State Patrol on the lookout for unsecured loads

Agency has begun 28-day statewide ‘secure load’ emphasis patrol

PORT ORCHARD — If you’ve been lax in securing the open loads on your vehicle, you will be an emphasized target of Washington State Patrol troopers through May 12.

Troopers will be conducting a 28-day, statewide “secure load” emphasis patrol that began April 15.

WSP said in a news release that not only are unsecured loads in danger of flying off vehicles and injuring — or killing — fellow roadway travelers, they contribute to roadside litter.

The effort, conducted in conjunction with the state Department of Ecology and Washington State Department of Transportation, is intended to increase road and highway safety and prevent roadside litter.

“Unsecured loads pose a real danger to the traveling public,” said Lt. Mark Tegard of the Washington State Patrol. “Unsecured vehicle loads are no accident. They are dangerous, sometimes deadly. All drivers have a responsibility to make sure their loads are properly secured at all times.”

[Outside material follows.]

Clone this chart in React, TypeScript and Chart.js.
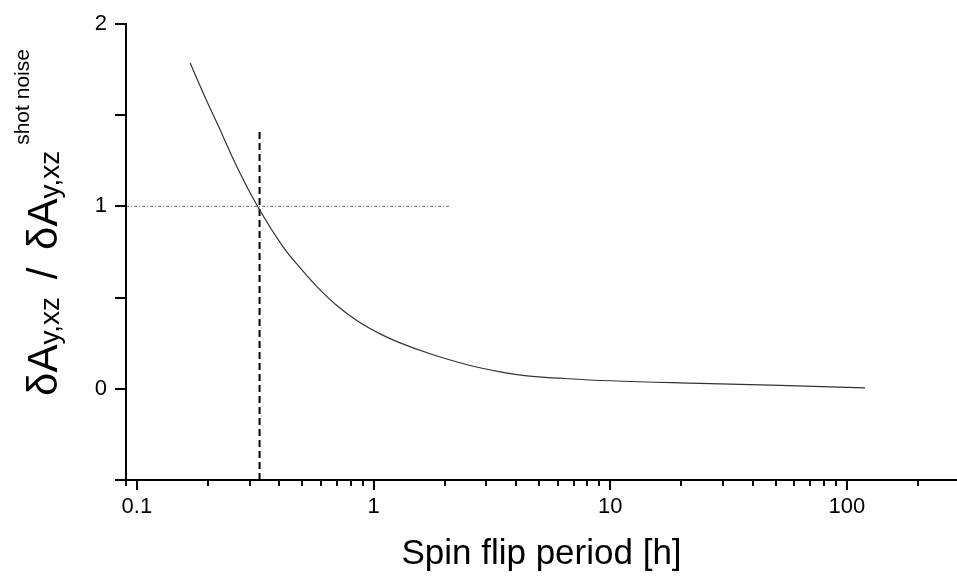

Littering is punishable by fines ranging from $50 to $5,000 in Washington state. The largest fines for “lit debris” — primarily cigarettes — and for large items that can cause crashes. Failure to secure a vehicle’s load can result in a citation ranging from a $228 fine to criminal charges if items cause property damage or injuries.

A vehicle’s load is secure, WSP said in the release, when no cargo can slide, shift, sift onto the roadway, or become airborne. Drivers with loads must secure it by tying the load with rope, netting or straps; tie large objects directly to the vehicle or trailer; cover the entire load with a sturdy tarp or netting; stay within the vehicle’s load limits, and double-checking the load to make sure it is secure.

The state’s Department of Transportation will have electronic highway message signs visible to remind drivers where emphasis patrols are occurring. While the patrols will end May 12, drivers with unsecured loads should always anticipate the attention of troopers as well as environmental and road officials working together to keep roadways safe, clean and clear, the release stated.

“Our concerns for public safety align with the State Patrol’s,” said Laurie Davies, who heads DOE’s solid-waste management program.

“The Department of Ecology is also a steward of one of the most beautiful states in our country. Litter prevention measures like this are important because road debris can cause real environmental harm and is difficult to remove.”